If you need any more reasons than that to enable DnT and privacy modes globally, you must be working at the Facebook HQ.
I'm not worried about advertiser tracking as much I LOVE DIET COKE! as the possibility of their editing your online posts on the fly.
To track or to not track..
"It has worked with Microsoft and the government for over three years on proposals to ensure privacy and still allow tracking without "Do not track" being turned on by default, it said, and now Redmond has acted unilaterally."
Did anyone else need to reread this a couple times before they got what was being said? So they want to track, even though consumers don't want to be tracked. And MS nixed that, instead making it the customer's choice.
And somehow, they're wrong for that decision. Is it any wonder we hate the advertising industry?
Advertising and tracking is a double-edged sword.
The MS move is certainly a game changer. Whether for the better or the worse remains to be seen. No matter how much you hate advertising, it pays the bills for the internet. If it dries up as a source of revenue, and the MS move certainly moves it in that direction, something will need to replace it.
That being said, in this one instance I think MS correctly picked the moral option.

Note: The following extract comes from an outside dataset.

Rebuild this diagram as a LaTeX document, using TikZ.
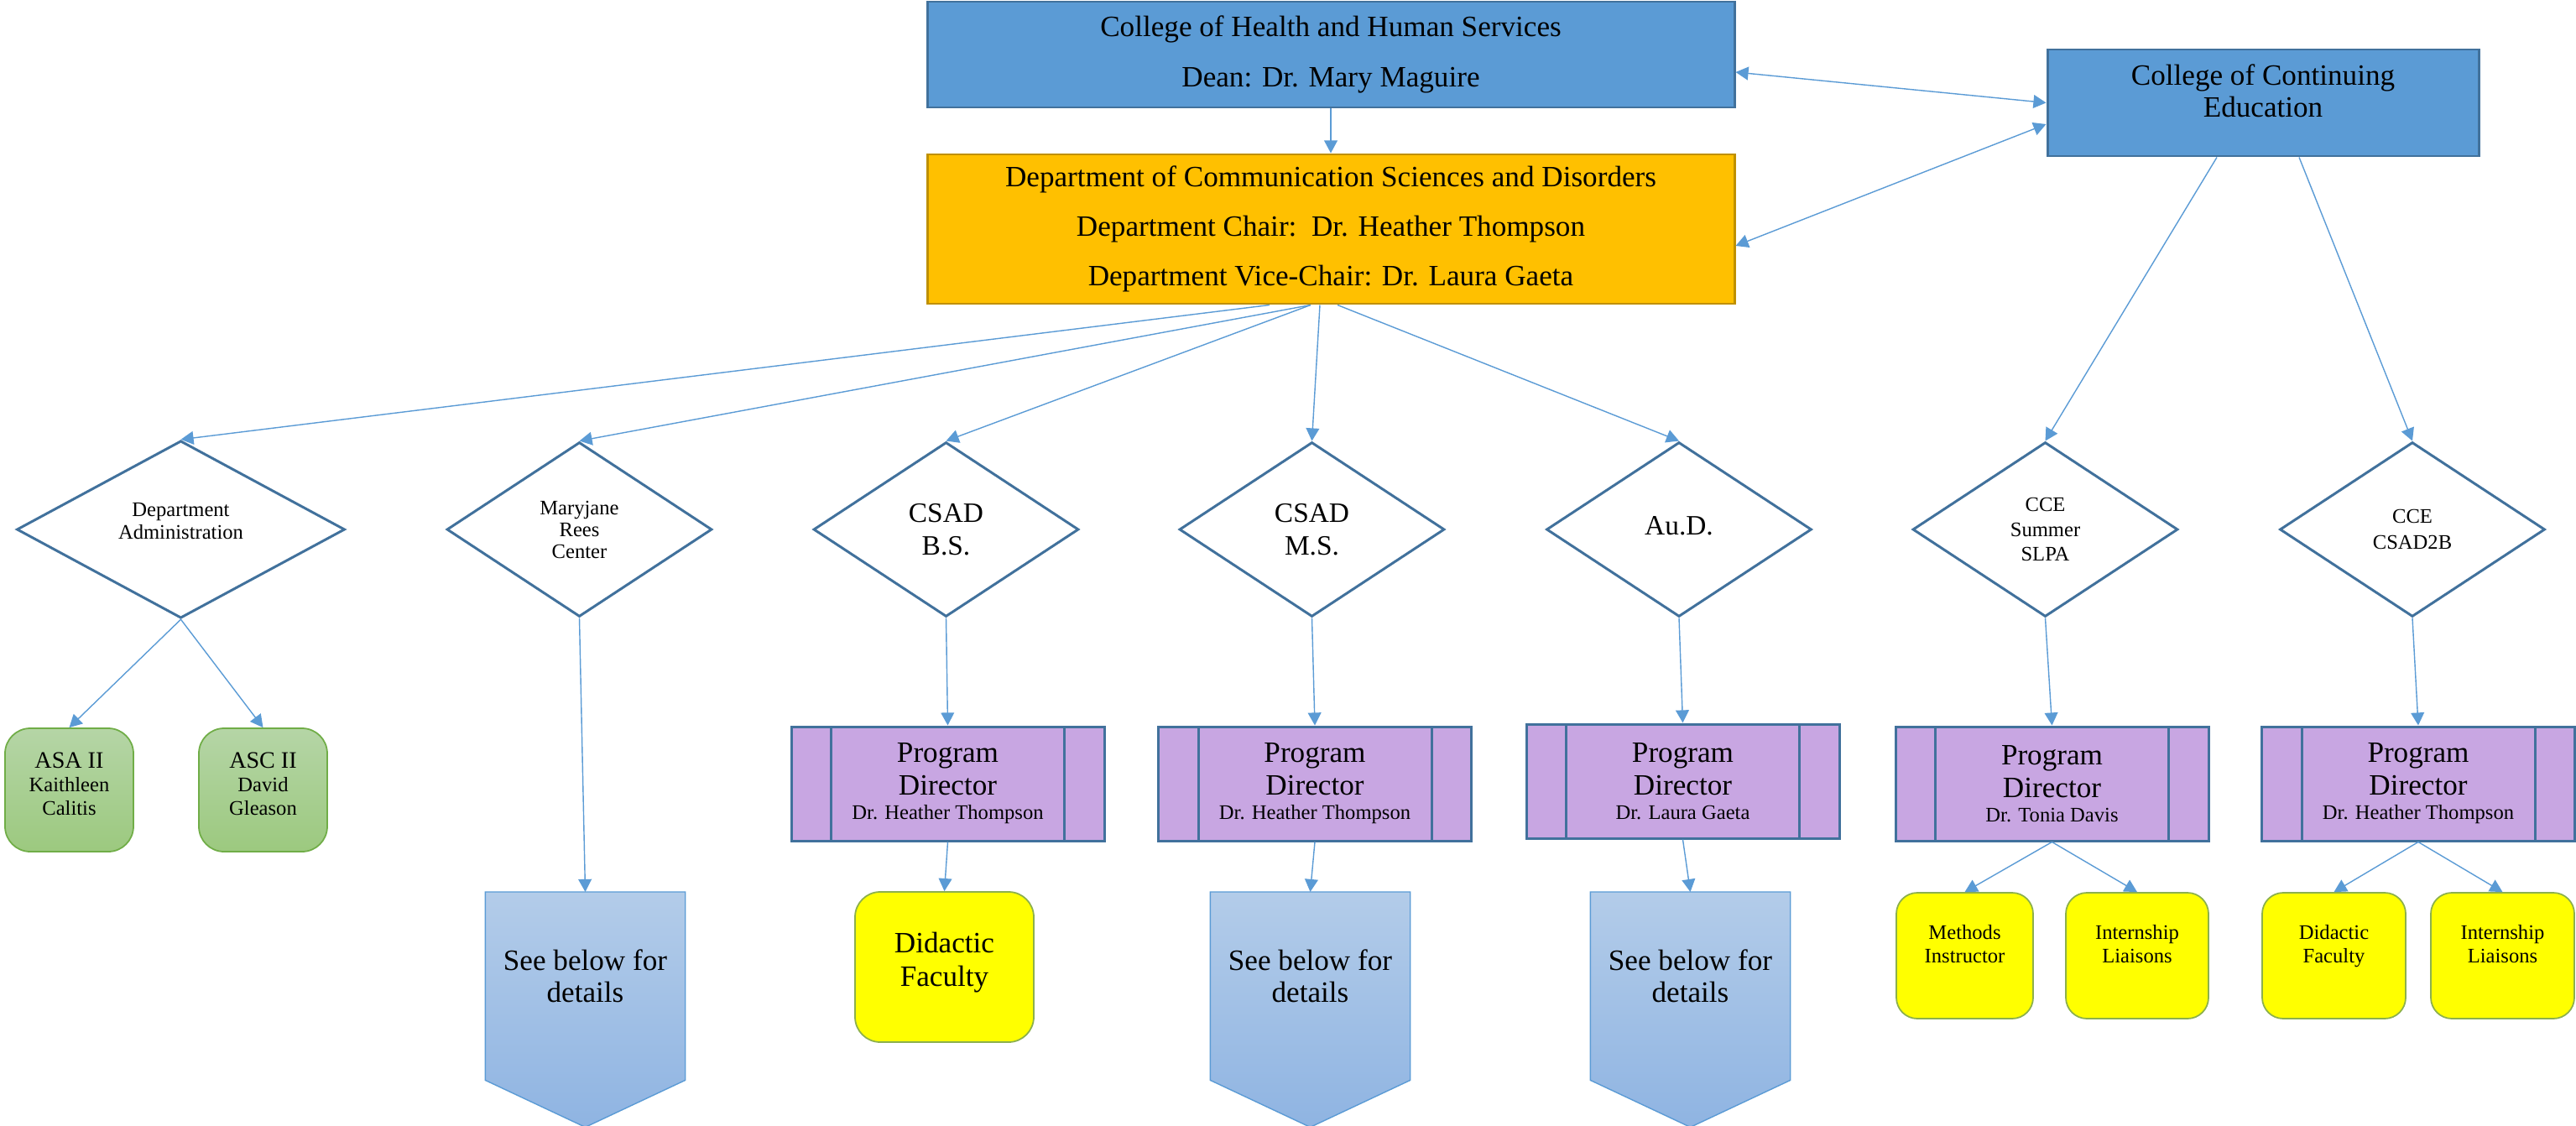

A lot of people have over looked the fact that online advertising actually helps maintain the internet. Yeah it might be a crappy model and not very well regulated but "do not track" is no where near a solution. Its just hiding the the issue. The money brought in from advertising helps company, charity, hobby and other websites to keep running. Without this inward money what do you think will happen?
I understand Microsoft might(yeah might..) be trying to do the right thing (for once). I for one dislike being track so i can understand why people would be happy about this. However, they should of considered many of the alternatives that have already been posted in the comments here. The move they have just taken directly harms the internet. Very stupid move Microsoft.
Lets watch the prices across the internet go up as MS release yet more crap on the world.
and yes i know this post is about do not track and not adverts directly but the money drop involved is all the same.